Ask HN: What does your production machine learning pipeline look like?
Doing some design for an upcoming project and taking a survey.

I'll go first. Model training happened nightly on a Spark cluster. This output a PMML-based SVM model. The model was instantiated on a cluster of compute servers running Openscoring. A thin Node web service wrapper used the Openscoring cluster to serve realtime client prediction requests. Dataset size in the hundred millions of examples with hundreds of features. Handled thousands of requests per second, no problem.

Separating the training technology from the execution technology was nice but the PMML format is limiting in the kinds of models you can use that both you trainer and executor will support. What are people doing who use same tech for both? For something like Tensorflow, I assume you must have to save the model as binary from the train step and then send it off to the prediction cluster to be instantiated again for execution?






This is a bit of a shameless plug since I'm one of the creators of the tool but I'd recommend Pachyderm. It's built with ML Pipelines as the primary use case. It version controls your data and keeps track of the data provenance of your models. All your computations can be expressed as Docker containers so you can use any tools you want. We have an example in our docs of how to use TensorFlow.

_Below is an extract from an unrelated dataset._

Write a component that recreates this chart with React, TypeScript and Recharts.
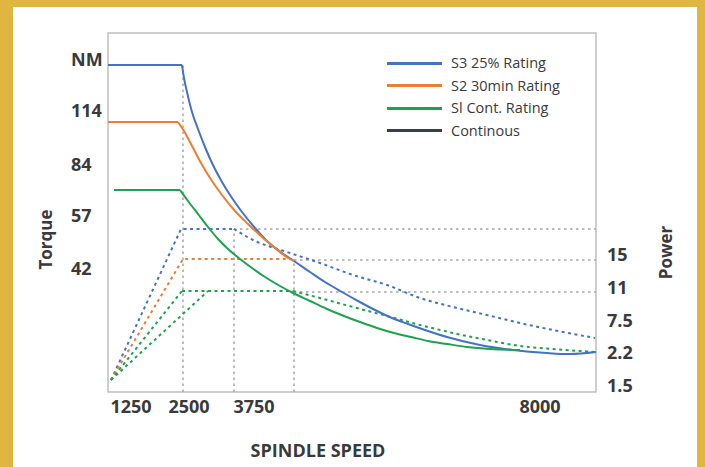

https://github.com/pachyderm/pachyderm

Deepdetect for both dev and prod, with the minimum code in front of it. This setup is definitely not able to accommodate all modern ML needs, but the fast and secure model update from dev to prod is the easiest for us. Disclaimer: DD author so the bias is very high, apologies for this, maybe my comment will remain useful to some.

We use scikit-learn to train the models every few weeks when we get more labeled data. Once a model is trained we use joblib to save the entire pipeline (normalization, feature processing etc). In production we have a thin Rest wrapper that loads the model pipeline to memory and serves prediction requests. We scale the number of these servers based on the load.